Principais desafios e soluções práticas
Na atenção primária, barreiras frequentes incluem falta de treinamento específico, restrições de acesso a exames e fragmentação do cuidado. Soluções pragmáticas: implantação de fluxos locais para triagem, capacitação continuada da equipe e uso de listas de risco para priorizar pacientes. Guias de referência rápida (locais e internacionais) — como os da KDIGO, SBN e informações da Organização Mundial da Saúde — ajudam a padronizar práticas e apoiar a tomada de decisão.
Encaminhamento ao nefrologista: orientações práticas
Resumo de ações imediatas na atenção primária:
- Confirmar alterações com repetição de TFGe e albuminúria em 3 meses.

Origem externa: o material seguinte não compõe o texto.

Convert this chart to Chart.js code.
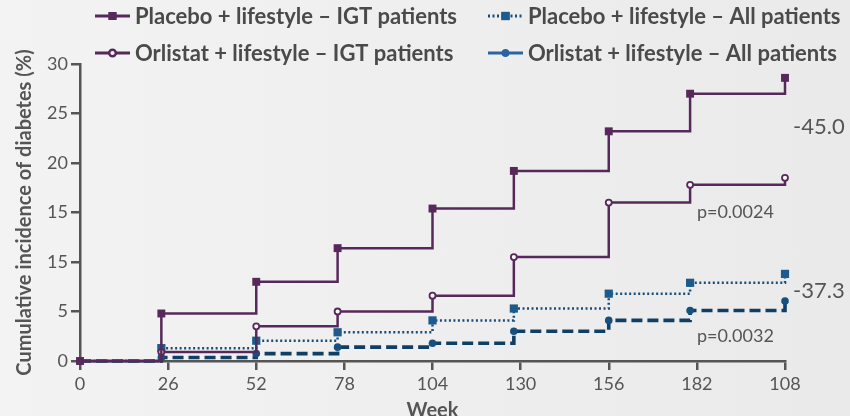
<!DOCTYPE html>
<html>
<head>
<meta charset="utf-8">
<script src="https://cdn.jsdelivr.net/npm/chart.js@4/dist/chart.umd.min.js"></script>
<style>
  html, body { margin: 0; padding: 0; }
  body { width: 850px; height: 416px; background: linear-gradient(to right, #f3f3f3, #eaeaea); }
  canvas { display: block; }
</style>
</head>
<body>
<canvas id="chart" width="850" height="416"></canvas>
<script>
// Data (weeks, cumulative incidence %)
const weeks = [0, 24, 52, 76, 104, 128, 156, 180, 208];
const placeboIgt = [0, 4.8, 8.0, 11.4, 15.4, 19.2, 23.2, 27.0, 28.6];
const orlistatIgt = [0, 0.9, 3.5, 5.0, 6.6, 10.5, 16.0, 17.8, 18.5];
const placeboAll = [0, 1.3, 2.05, 2.9, 4.1, 5.3, 6.8, 7.9, 8.8];
const orlistatAll = [0, 0.35, 0.75, 1.4, 1.8, 3.0, 4.1, 5.1, 6.05];

const seriesLabels = [
    'Placebo + lifestyle – IGT patients',
    'Placebo + lifestyle – All patients',
    'Orlistat + lifestyle – IGT patients',
    'Orlistat + lifestyle – All patients'
];
// tick labels as printed on the reference
const xTickLabels = ['0', '26', '52', '78', '104', '130', '156', '182', '108'];
const yTickLabels = ['0', '5', '15', '15', '20', '25', '30'];
const reductionLabels = ['-45.0', '-37.3'];
const pValueLabels = ['p=0.0024', 'p=0.0032'];

const purple = '#57295b';
const blue = '#1c5b8c';
const navy = '#103f66';
const axisGray = '#555555';
const font = 'Lato';

function toPoints(values) {
    return values.map((v, i) => ({ x: weeks[i], y: v }));
}

// hide the marker at the origin except for the first series
function hideOrigin(r) {
    return ctx => (ctx.dataIndex === 0 ? 0 : r);
}

const datasets = [
    {
        label: seriesLabels[0],
        data: toPoints(placeboIgt),
        borderColor: purple,
        borderWidth: 2.5,
        pointStyle: 'rect',
        pointRadius: 5.6,
        pointBackgroundColor: purple,
        pointBorderWidth: 0,
        order: 0
    },
    {
        label: seriesLabels[1],
        data: toPoints(placeboAll),
        borderColor: '#1a4c7a',
        borderWidth: 2.5,
        borderDash: [2, 2.5],
        pointStyle: 'rect',
        pointRadius: hideOrigin(5.8),
        pointBackgroundColor: blue,
        pointBorderWidth: 0,
        order: 2
    },
    {
        label: seriesLabels[2],
        data: toPoints(orlistatIgt),
        borderColor: purple,
        borderWidth: 2.5,
        pointStyle: 'circle',
        pointRadius: hideOrigin(3),
        pointBackgroundColor: '#f7f7f7',
        pointBorderColor: purple,
        pointBorderWidth: 1.8,
        order: 1
    },
    {
        label: seriesLabels[3],
        data: toPoints(orlistatAll),
        borderColor: navy,
        borderWidth: 3.6,
        borderDash: [11, 5],
        pointStyle: 'circle',
        pointRadius: hideOrigin(3.8),
        pointBackgroundColor: '#17507f',
        pointBorderWidth: 0,
        legendDash: [],
        legendColor: '#2766a0',
        order: 3
    }
];

// Legend laid out as a 2x2 grid, like the reference
const gridLegend = {
    id: 'gridLegend',
    afterDraw(chart) {
        const ctx = chart.ctx;
        const cols = [95, 488];
        const rows = [16, 53];
        const cells = [[0, 0], [1, 0], [0, 1], [1, 1]];
        ctx.save();
        chart.data.datasets.forEach((ds, i) => {
            const x = cols[cells[i][0]];
            const y = rows[cells[i][1]];
            const color = ds.legendColor || ds.borderColor;
            ctx.strokeStyle = color;
            ctx.lineWidth = 3;
            ctx.setLineDash(ds.legendDash || ds.borderDash || []);
            ctx.beginPath();
            ctx.moveTo(x, y);
            ctx.lineTo(x + 35, y);
            ctx.stroke();
            ctx.setLineDash([]);
            Chart.helpers.drawPoint(ctx, {
                pointStyle: ds.pointStyle,
                radius: typeof ds.pointRadius === 'function' ? ds.pointRadius({ dataIndex: 1 }) : ds.pointRadius,
                borderWidth: ds.pointBorderWidth
            }, x + 17.5, y);
            ctx.fillStyle = ds.legendColor || ds.pointBackgroundColor;
            ctx.strokeStyle = ds.pointBorderColor || color;
            ctx.lineWidth = ds.pointBorderWidth;
            ctx.fill();
            if (ds.pointBorderWidth) ctx.stroke();
            ctx.fillStyle = '#4a4a4a';
            ctx.font = 'bold 22px ' + font;
            ctx.textBaseline = 'middle';
            ctx.textAlign = 'left';
            ctx.fillText(ds.label, x + 40, y + 1);
        });
        ctx.restore();
    }
};

// Reduction percentages and p-values on the right
const annotations = {
    id: 'annotations',
    afterDraw(chart) {
        const ctx = chart.ctx;
        const xs = chart.scales.x;
        const ys = chart.scales.y;
        ctx.save();
        ctx.fillStyle = '#555555';
        ctx.textBaseline = 'middle';
        ctx.textAlign = 'left';
        ctx.font = '22px ' + font;
        ctx.fillText(reductionLabels[0], chart.chartArea.right + 8, ys.getPixelForValue(23.6));
        ctx.fillText(reductionLabels[1], chart.chartArea.right + 8, ys.getPixelForValue(7.1));
        ctx.font = '18px ' + font;
        ctx.fillText(pValueLabels[0], xs.getPixelForValue(182), ys.getPixelForValue(15.0));
        ctx.fillText(pValueLabels[1], xs.getPixelForValue(182), ys.getPixelForValue(2.5));
        ctx.restore();
    }
};

const tickFont = { family: font, size: 18 };

new Chart(document.getElementById('chart').getContext('2d'), {
    type: 'line',
    data: { datasets: datasets },
    options: {
        responsive: false,
        animation: false,
        devicePixelRatio: 1,
        clip: false,
        layout: { padding: { top: 64, right: 65, left: 0, bottom: 0 } },
        elements: { line: { stepped: 'before', tension: 0 } },
        plugins: {
            legend: { display: false },
            tooltip: { enabled: false }
        },
        scales: {
            x: {
                type: 'linear',
                min: 0,
                max: 208,
                afterFit: s => { s.height = 55; },
                afterBuildTicks: s => { s.ticks = xTickLabels.map((_, i) => ({ value: i * 26 })); },
                ticks: {
                    autoSkip: false,
                    maxRotation: 0,
                    padding: 3,
                    color: axisGray,
                    font: tickFont,
                    callback: (v, i) => xTickLabels[i]
                },
                grid: { drawOnChartArea: false, drawTicks: true, tickLength: 9, tickColor: axisGray, lineWidth: 2.5 },
                border: { color: axisGray, width: 2.5 },
                title: {
                    display: true,
                    text: 'Week',
                    color: axisGray,
                    font: { family: font, size: 20, weight: 'bold', lineHeight: 0.8 },
                    padding: { top: 0, bottom: -3 }
                }
            },
            y: {
                min: 0,
                max: 30,
                afterFit: s => { s.width = 80; },
                ticks: {
                    stepSize: 5,
                    padding: 3,
                    color: axisGray,
                    font: tickFont,
                    callback: (v, i) => yTickLabels[i]
                },
                grid: { drawOnChartArea: false, drawTicks: true, tickLength: 9, tickColor: axisGray, lineWidth: 2.5 },
                border: { color: axisGray, width: 2.5 },
                title: {
                    display: true,
                    text: 'Cumulative incidence of diabetes (%)',
                    color: axisGray,
                    font: { family: font, size: 20, weight: 'bold' },
                    padding: { top: 13, bottom: 0 }
                }
            }
        }
    },
    plugins: [gridLegend, annotations]
});
</script>
</body>
</html>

- Controlar pressão arterial conforme metas e revisar medicações nefrotóxicas (AINEs, contrastes quando possível).
- Otimizar controle glicêmico e revisar fármacos que beneficiam rim em diabetes quando indicados.
- Solicitar encaminhamento quando critérios de risco estiverem presentes, descrevendo TFGe, albuminúria, tendência temporal e comorbidades.
- Agendar educação e acompanhamento multiprofissional enquanto aguarda avaliação nefrológica.
Investir em triagem sistemática na atenção primária e estreitar a comunicação com especialistas reduz internações e melhora prognóstico. Para protocolos locais e materiais educativos, considere alinhar fluxos com as recomendações nacionais e internacionais citadas e adaptar ações ao contexto da sua rede de atenção.